While they may be well rested to face Montana, they may not have found a rhythm to the season yet. They played their first game on a Thursday, then had to wait for the next Saturday to play again and now it’ll be two weeks since their last game.
They’re staring a 0-3 start in the face unless they can pull off the upset in Missoula. They accomplished that feat in 2018 in Griz coach Bobby Hauck’s first season, but UM responded with a 38-23 win in 2019 and a 48-7 win in the spring of 2021.
Barnum started his summer preparation with the Griz, even though they opened with two previous games. He walked his new quarterback, Dante Chachere, through everything he needed to know about playing in Wa-Griz.
They talked about different cadences in the loud environment. They discussed the importance of a strong start to the third quarter before Griz fans got back to their seats after halftime. And they looked at the film of former Eastern Washington quarterback Eric Barriere getting rattled in last year’s FCS playoff second-round game.
“I’m trying to prepare them for that,” Barnum said. “I told him they’re going to know your mom’s name, your girlfriend in first grade, they’re going to know everything about you. If you pay attention to them, they’re going to bury you.
“I said the cool think about it, you go in there and try to beat them, win or lose, you’re going to walk out of there and they’re going to shake your hand and say, ‘Good game, kid.’ But you have to get through that adversity. Screw the X’s and O’s. I’m trying to prepare him for that.”
The X’s and O’s are now more important given that the game is almost here. Managing a raucous environment will be key too because Montana announced Tuesday that there were only 500 tickets left for the homecoming game in the stadium with a capacity of 25,217.

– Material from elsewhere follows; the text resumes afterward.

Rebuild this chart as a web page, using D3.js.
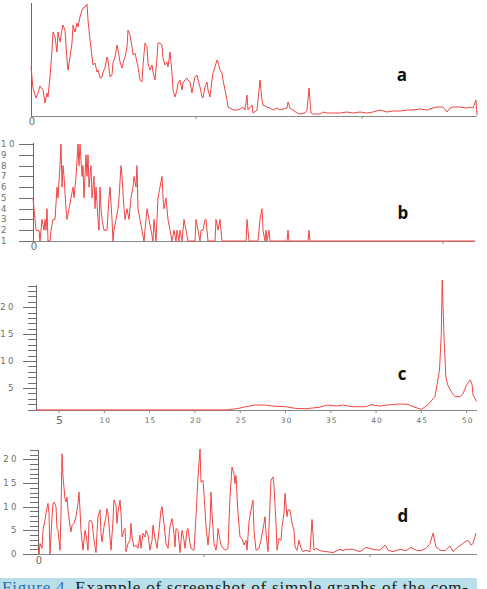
<!DOCTYPE html>
<meta charset="utf-8">

<!-- Load d3.js -->
<script src="https://d3js.org/d3.v7.min.js"></script>

<style>
    body {
        margin: 0;
        background: #fff;
    }

    .tickText {
        font-family: "DejaVu Sans", sans-serif;
        font-size: 8.5px;
        fill: #6e6e6e;
        letter-spacing: 2.5px;
    }

    .panelLabel {
        font-family: "Open Sans", sans-serif;
        font-weight: bold;
        font-size: 17px;
        fill: #111;
        text-anchor: middle;
    }
</style>

<svg id="chart" width="487" height="589"></svg>

<script>
    // ---- data ----

    // graph a (no y labels, arbitrary units)
    var aTime = [0, 2, 5, 7, 9, 12, 14, 16, 17, 19, 21, 22, 24, 26, 27, 29, 31, 32, 34, 36, 37, 39, 41, 42, 44, 46, 47, 49, 51, 52, 54, 56, 57, 59, 61, 62, 64, 66, 67, 69, 71, 72, 74, 76, 77, 79, 81, 82, 84, 86, 87, 89, 91, 92, 94, 96, 97, 99, 101, 102, 104, 106, 107, 109, 111, 112, 114, 116, 117, 119, 121, 122, 124, 126, 127, 129, 131, 132, 134, 136, 137, 139, 141, 142, 144, 146, 147, 149, 151, 152, 154, 156, 157, 159, 161, 162, 164, 166, 167, 169, 171, 172, 174, 176, 177, 179, 181, 182, 184, 186, 187, 189, 191, 192, 194, 196, 197, 199, 202, 206, 209, 212, 214, 216, 217, 221, 222, 226, 229, 231, 232, 236, 239, 242, 246, 249, 252, 256, 257, 259, 262, 266, 269, 274, 276, 278, 280, 282, 289, 292, 296, 302, 309, 316, 322, 329, 336, 342, 349, 356, 362, 369, 376, 382, 389, 396, 402, 406, 412, 416, 419, 422, 429, 436, 439, 442, 445, 446]
    var aValue = [49, 28, 18, 23, 30, 26, 13, 23, 19, 39, 66, 84, 79, 64, 84, 74, 86, 91, 86, 56, 46, 59, 73, 91, 84, 93, 89, 99, 106, 108, 109, 112, 96, 76, 59, 51, 53, 44, 46, 38, 39, 44, 48, 59, 56, 39, 41, 53, 59, 71, 66, 54, 48, 53, 59, 69, 86, 81, 69, 61, 63, 54, 49, 36, 34, 51, 73, 69, 53, 46, 51, 44, 36, 58, 73, 73, 71, 58, 51, 54, 49, 64, 43, 26, 19, 26, 33, 36, 26, 33, 36, 38, 36, 34, 23, 29, 39, 41, 36, 29, 19, 18, 29, 34, 26, 19, 36, 43, 49, 56, 54, 46, 43, 36, 26, 16, 9, 8, 6, 6, 7, 9, 6, 21, 6, 11, 3, 6, 36, 16, 11, 9, 8, 6, 8, 6, 7, 8, 14, 8, 6, 3, 2, 3, 6, 28, 3, 2, 2, 4, 3, 3, 3, 4, 3, 4, 3, 4, 6, 4, 5, 5, 6, 6, 7, 6, 8, 9, 9, 4, 8, 9, 9, 8, 9, 8, 16, 1]
    var aMarks = [165, 331]

    // graph b (integer counts 1..10)
    var bTime = [0, 1, 2, 3, 6, 7, 8, 9, 11, 12, 13, 14, 15, 17, 18, 20, 22, 24, 25, 27, 28, 29, 30, 31, 33, 34, 36, 38, 40, 41, 43, 45, 46, 47, 49, 50, 51, 53, 54, 55, 56, 58, 59, 61, 62, 63, 65, 66, 67, 68, 69, 71, 74, 76, 77, 79, 80, 81, 83, 85, 86, 88, 89, 91, 92, 94, 96, 98, 100, 101, 103, 104, 105, 107, 109, 111, 113, 114, 116, 118, 120, 121, 123, 125, 127, 129, 130, 131, 133, 135, 137, 139, 141, 143, 144, 146, 147, 149, 151, 153, 155, 162, 163, 165, 167, 168, 170, 172, 173, 175, 182, 183, 185, 187, 189, 213, 214, 216, 225, 227, 229, 230, 232, 233, 234, 236, 237, 254, 255, 256, 275, 276, 277, 442]
    var bValue = [5, 4, 3, 2, 2, 1, 2, 3, 2, 3, 2, 4, 1, 1, 2, 3, 3, 6, 5, 8, 10, 6, 8, 7, 4, 3, 4, 5, 6, 5, 7, 10, 8, 10, 7, 8, 5, 9, 7, 9, 6, 8, 5, 7, 4, 6, 3, 2, 6, 4, 3, 2, 2, 5, 6, 3, 1, 2, 3, 4, 5, 8, 7, 4, 3, 4, 3, 5, 6, 7, 6, 8, 4, 3, 2, 1, 3, 4, 3, 2, 1, 3, 1, 5, 6, 7, 5, 4, 5, 3, 2, 1, 2, 1, 2, 1, 2, 1, 3, 2, 1, 1, 3, 2, 1, 2, 2, 3, 3, 1, 1, 3, 2, 3, 1, 1, 3, 1, 1, 3, 4, 2, 1, 2, 1, 2, 1, 1, 2, 1, 1, 2, 1, 1]
    var bTicks = [1, 2, 3, 4, 5, 6, 7, 8, 9, 10]
    var bMarks = [410]

    // graph c (time axis 5..50)
    var cTime = [2.46, 10, 20, 23.5, 24.8, 25.6, 26.7, 27.8, 28.5, 30, 31.1, 32.2, 33.7, 34.6, 35.6, 36.3, 37.4, 38.9, 39.4, 40.4, 41.5, 42.6, 43.5, 44.1, 45, 45.7, 46.5, 47.0, 47.2, 47.3, 47.5, 47.7, 47.9, 48.3, 48.7, 49.3, 49.6, 50.0, 50.4, 50.6, 50.7, 51.1]
    var cValue = [0.95, 0.95, 0.95, 0.95, 1.23, 1.54, 1.85, 1.85, 1.67, 1.54, 1.23, 1.17, 1.42, 1.85, 1.67, 1.85, 1.54, 1.54, 1.91, 1.67, 1.91, 2.04, 1.98, 1.54, 1.05, 1.85, 3.4, 8.3, 15.1, 25, 14.5, 7.1, 5.6, 4.3, 3.4, 3.4, 4.0, 5.6, 6.5, 5.6, 3.7, 2.5]
    var cTicks = [5, 10, 15, 20]
    var cXTicks = [5, 10, 15, 20, 25, 30, 35, 40, 45, 50]

    // graph d
    var dTime = [0, 1, 2, 4, 5, 7, 8, 10, 11, 12, 14, 15, 16, 18, 19, 20, 22, 23, 24, 25, 27, 28, 29, 30, 32, 33, 34, 36, 38, 40, 41, 42, 43, 45, 47, 48, 50, 51, 52, 54, 56, 58, 59, 60, 62, 63, 64, 66, 68, 69, 70, 72, 73, 75, 76, 78, 79, 80, 82, 83, 84, 86, 87, 88, 90, 92, 93, 94, 96, 98, 100, 102, 103, 105, 107, 108, 110, 112, 114, 115, 117, 119, 121, 123, 124, 126, 128, 130, 132, 134, 136, 137, 138, 140, 142, 144, 146, 147, 149, 150, 152, 153, 156, 158, 160, 162, 163, 165, 166, 168, 170, 172, 173, 174, 176, 178, 179, 180, 182, 183, 185, 188, 190, 192, 194, 196, 197, 198, 200, 202, 204, 206, 208, 209, 211, 213, 215, 216, 218, 221, 223, 226, 227, 228, 230, 232, 233, 235, 236, 238, 239, 241, 243, 244, 246, 247, 249, 250, 252, 253, 254, 256, 257, 259, 261, 263, 265, 268, 272, 274, 276, 278, 282, 288, 295, 302, 305, 308, 315, 322, 328, 335, 342, 347, 350, 355, 362, 368, 373, 378, 383, 388, 392, 395, 398, 402, 407, 412, 415, 420, 423, 427, 430, 433, 435, 438]
    var dValue = [1.5, 0, 2.2, 1.2, 5, 7.2, 8.6, 10.7, 8.6, 0, 7.9, 10.7, 11, 10, 5.4, 5, 0.8, 8.6, 21.2, 16.3, 11.7, 11, 12, 9.3, 5.8, 4.7, 6.1, 6.5, 7.9, 10.7, 13.1, 9.3, 5, 0.8, 5, 4, 0.8, 6.8, 7.2, 6.8, 2.9, 0.3, 4.4, 7.9, 9.3, 4.4, 2.6, 5.8, 7.9, 9.6, 8.6, 3.6, 0.8, 7.2, 11.4, 10.3, 6.5, 8.9, 11.4, 8.6, 3.6, 5, 5.4, 0.5, 2.2, 2.9, 6.5, 3.6, 1.5, 1.9, 1.2, 4, 1.2, 4.4, 3.6, 5, 4, 0.8, 2.9, 6.1, 3.3, 1.2, 5, 9.3, 10, 6.5, 2.2, 1.2, 5.8, 7.5, 4.4, 1.5, 5.4, 5, 0.3, 5, 2.9, 1.2, 5, 5.4, 2.2, 1.2, 0.8, 7.9, 16.3, 22.2, 15.2, 15.6, 12.8, 5.8, 1.9, 6.5, 13.1, 8.6, 2.2, 0.8, 2.2, 5.4, 2.9, 1.9, 1.2, 0.8, 1.2, 12, 18.4, 17, 14.9, 16.6, 8.6, 3.6, 3.3, 1.9, 2.9, 0.8, 6.8, 9.3, 11.4, 5, 0.8, 1.2, 2.9, 6.5, 7.9, 4.4, 0.5, 10.7, 15.6, 16.3, 14.5, 6.5, 0.8, 3.3, 2.9, 5.8, 8.6, 12.8, 7.9, 9.3, 9.3, 7.9, 6.5, 5, 1.5, 0.8, 2.9, 1.2, 0.5, 0.8, 0.5, 7.3, 0.8, 1.2, 0.7, 0.5, 0.3, 1.0, 0.7, 1.0, 1.0, 0.5, 1.4, 1.0, 0.8, 1.9, 0.8, 0.5, 1.0, 0.7, 1.4, 0.8, 0.7, 1.2, 2.2, 4.4, 1.5, 0.8, 0.7, 1.7, 0.5, 1.5, 1.9, 2.6, 2.9, 1.9, 2.2, 4.4]
    var dTicks = [0, 5, 10, 15, 20]
    var dMarks = [166, 332]

    var panelNames = ["a", "b", "c", "d"]

    // ---- layout of the four screenshots ----
    var panels = [
        {
            name: panelNames[0], t: aTime, v: aValue, marks: aMarks,
            left: 31, right: 477, top: 3, bottom: 116,
            xDomain: [0, 446], yDomain: [0, 113],
            origin: [31, 122], labelPos: [402, 81]
        },
        {
            name: panelNames[1], t: bTime, v: bValue, marks: bMarks,
            left: 33, right: 475, top: 143, bottom: 241,
            xDomain: [0, 442], yDomain: [1, 10.1],
            major: bTicks, minor: [], majorLen: 14, labelX: 1, labelAnchor: "start",
            origin: [33, 247], labelPos: [403, 219]
        },
        {
            name: panelNames[2], t: cTime, v: cValue, marks: [],
            left: 36, right: 477, top: 285, bottom: 410,
            xDomain: [2.46, 51.14], yDomain: [0.93, 24.1],
            major: cTicks, minor: d3.range(1, 25), majorLen: 13, minorLen: 8, labelX: 16, labelAnchor: "end",
            xLabels: cXTicks, labelPos: [402, 380]
        },
        {
            name: panelNames[3], t: dTime, v: dValue, marks: dMarks,
            left: 38, right: 477, top: 450, bottom: 554,
            xDomain: [0, 439], yDomain: [0, 22],
            major: dTicks, minor: d3.range(0, 23), majorLen: 15, minorLen: 8, labelX: 19, labelAnchor: "end",
            origin: [38, 561], labelPos: [403, 522]
        }
    ]

    var svg = d3.select("#chart")
    var lineColor = "#f04545"

    panels.forEach(drawPanel)

    function drawPanel(p) {
        var x = d3.scaleLinear().domain(p.xDomain).range([p.left, p.right])
        var y = d3.scaleLinear().domain(p.yDomain).range([p.bottom, p.top])
        var g = svg.append("g")

        // minor ticks
        if (p.minor) {
            g.selectAll("minorTick")
                .data(p.minor.filter(d => p.major.indexOf(d) < 0))
                .enter()
                .append("line")
                .attr("x1", p.left - p.minorLen)
                .attr("x2", p.left)
                .attr("y1", d => Math.round(y(d)) + 0.5)
                .attr("y2", d => Math.round(y(d)) + 0.5)
                .attr("stroke", "#707070")
                .attr("stroke-width", 1)
        }

        // major ticks + labels
        if (p.major) {
            g.selectAll("majorTick")
                .data(p.major)
                .enter()
                .append("line")
                .attr("x1", p.left - p.majorLen)
                .attr("x2", p.left)
                .attr("y1", d => Math.round(y(d)) + 0.5)
                .attr("y2", d => Math.round(y(d)) + 0.5)
                .attr("stroke", "#707070")
                .attr("stroke-width", 1)

            g.selectAll("majorLabel")
                .data(p.major)
                .enter()
                .append("text")
                .attr("class", "tickText")
                .attr("x", p.labelX)
                .attr("y", d => y(d) + 3)
                .attr("text-anchor", p.labelAnchor)
                .text(d => d)
        }

        // y axis
        g.append("line")
            .attr("x1", p.left + 0.5).attr("x2", p.left + 0.5)
            .attr("y1", p.top).attr("y2", p.bottom)
            .attr("stroke", "#6a6a6a")
            .attr("stroke-width", 1)

        // x axis
        g.append("line")
            .attr("x1", p.left).attr("x2", p.right)
            .attr("y1", p.bottom + 0.5).attr("y2", p.bottom + 0.5)
            .attr("stroke", "#8a8a8a")
            .attr("stroke-width", 1.2)

        // small marks under the x axis
        g.selectAll("xMark")
            .data(p.marks)
            .enter()
            .append("line")
            .attr("x1", d => x(d)).attr("x2", d => x(d))
            .attr("y1", p.bottom).attr("y2", p.bottom + 3)
            .attr("stroke", "#8a8a8a")

        // labelled time axis (graph c)
        if (p.xLabels) {
            g.selectAll("xTick")
                .data(p.xLabels)
                .enter()
                .append("line")
                .attr("x1", d => x(d)).attr("x2", d => x(d))
                .attr("y1", p.bottom).attr("y2", p.bottom + 3)
                .attr("stroke", "#8a8a8a")

            g.selectAll("xLabel")
                .data(p.xLabels)
                .enter()
                .append("text")
                .attr("class", "tickText")
                .attr("x", d => x(d) + 1)
                .attr("y", d => d == 5 ? p.bottom + 14 : p.bottom + 13)
                .attr("text-anchor", "middle")
                .style("font-size", d => d == 5 ? "11px" : "7.5px")
                .style("letter-spacing", "1px")
                .text(d => d)
        }

        // origin "0" under the axis corner
        if (p.origin) {
            g.append("text")
                .attr("class", "tickText")
                .attr("x", p.origin[0] + 1)
                .attr("y", p.origin[1] + 3)
                .attr("text-anchor", "middle")
                .style("letter-spacing", "0px")
                .style("font-size", "10px")
                .text("0")
        }

        // the series
        var pts = p.t.map((t, i) => [t, p.v[i]])
        g.append("path")
            .datum(pts)
            .attr("d", d3.line().x(d => x(d[0])).y(d => y(d[1])))
            .attr("fill", "none")
            .attr("stroke", lineColor)
            .attr("stroke-width", 1)
            .attr("stroke-linejoin", "round")

        // panel letter
        g.append("text")
            .attr("class", "panelLabel")
            .attr("x", p.labelPos[0])
            .attr("y", p.labelPos[1])
            .text(p.name)
    }

    // caption strip at the bottom (cut off in the screenshot, as in the source)
    svg.append("rect")
        .attr("x", 0).attr("y", 578)
        .attr("width", 477).attr("height", 11)
        .attr("fill", "#b9dfea")

    var cap = svg.append("text")
        .attr("x", 2)
        .attr("y", 593)
        .attr("textLength", 466)
        .attr("lengthAdjust", "spacing")
        .style("font-family", "'Liberation Serif', 'DejaVu Serif', serif")
        .style("font-size", "17px")
    cap.append("tspan").attr("fill", "#2f6fb8").text("Figure 4. ")
    cap.append("tspan").attr("fill", "#1a1a1a").text("Example of screenshot of simple graphs of the com-")
</script>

Montana coach Bobby Hauck was asked Monday if he would ever pull a stunt similar to what the PSU coach did last fall. Barnum offered to buy beer for every fan who attended the Vikings’ game against Division II Western Oregon in a ploy to increase attendance.
“There’s too many people here,” Hauck said. “I need a raise if we’re going to do that here. There’s more than a thousand here, man.”
Barnum ended up racking up a check of $14,448 with his stunt as 3,124 fans attended. Just like his players in 2018 at that restaurant, Barnum was in for a surprise. At least this one was a more pleasant surprise.
“Very few actually know this,” Barnum began. “The brass called me in, they reached out to me on (the) Monday (after the game) and said, ‘You know what, Barny, we would never get that much attention, advertisement to our university, not just the athletic department, for $14K, so we’re going to cover the bill for you.’ I about kissed him. ‘Thank you. Thank you. I won’t say anything next year.’ They covered it for me. That was the best news of the whole weekend.”
Sunny days for son
Hauck, who is good friends with Barnum, found a walk-on spot on his roster for Barnum’s son, Cooper. He noted at the start of fall camp that Bruce called him while he was preparing for a fishing trip to ask if the Griz would have room for Cooper.
“We’re glad Cooper’s with us. I think he’s going to be a good player,” Hauck said. “I think it’s easy to recruit other coaches’ kids because they know what you’re talking about when you’re talking about your program.”
The Griz had tried recruiting Cooper out of high school, but he chose Washington State for baseball, where he spent two years as a pitcher. Cooper is a reserve safety and has yet to play in a game for Montana, which has a star-studded, deep defense.
“They’re a talented group,” Bruce said. “Then you add Washington-Griz to them, and that game is going to be a challenge.”